Gustav Mahler, 1860-1911. Lieder eines fahrenden Gesellen (Songs of a Wayfarer). Completed 1884 (piano version) and 1896 (orchestral version), first performance 1896, in Berlin. Scored for 3 flutes (3rd doubling piccolo), 2 oboes (2nd doubling English Horn), 3 clarinets (3rd doubling bass clarinet), 2 bassoons, 4 horns, 2 trumpets, 3 trombones, harp, tympani, bass drum, cymbals, triangle, glockenspiel, and strings.

In 1883, a singer named Johanna Richter made a guest appearance in the court theater at Cassel, Germany, where Gustav Mahler was the conductor. As a result of this engagement she entered into a regular contract at the theater, and Mahler soon fell deeply in love with her. The affair was not successful, though, and by the end of the year it was all over.

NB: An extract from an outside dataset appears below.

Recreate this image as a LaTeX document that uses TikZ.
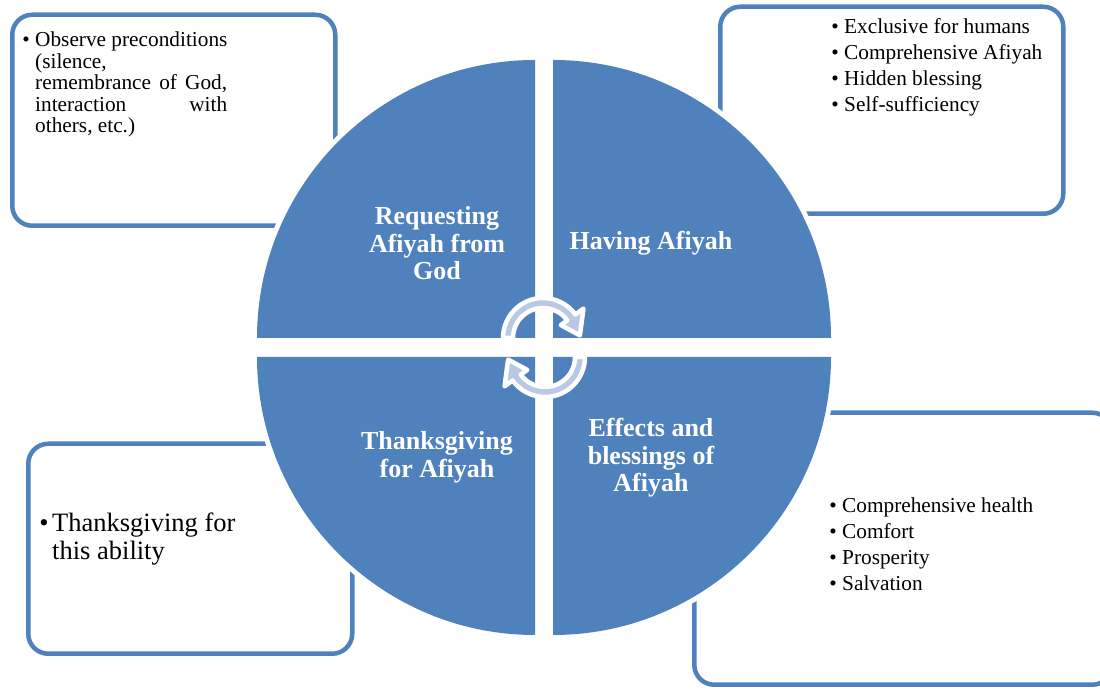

The young musician eased his disappointment by composing a cycle of four songs on unrequited love. In a letter written shortly after their completion, he tells his friend Friedrich Löhr, ``... the paltry words cannot even convey a small part of [my love]. The songs are planned as a whole in such a way that it is if a fated traveling journeyman now sets out into the world and wanders solitary.''

Having eased his heart by writing poetry and music, Mahler waited over a decade before arranging a performance. In the interim, however, he did not forget the songs that had cost him so much pain, for material from each appears in his early symphonies. In particular, Symphony No. 1 (performed in these concerts last spring) used melodies and orchestrations taken almost directly from the last two movements of the cycle, while the Second and Fourth Symphonies show more subtle influences from the opening two.

The songs are uniformly dark in tone, reflecting Mahler's own rejected and depressed mood. Only the second song has a slightly positive tone, and even it ends with a lament for a happiness that ``can never bloom again.'' Yet like most rejected young lovers, Mahler eventually recovered from his depression, leaving only his music as a testament to how painful it must have been to have been jilted on Christmas Day.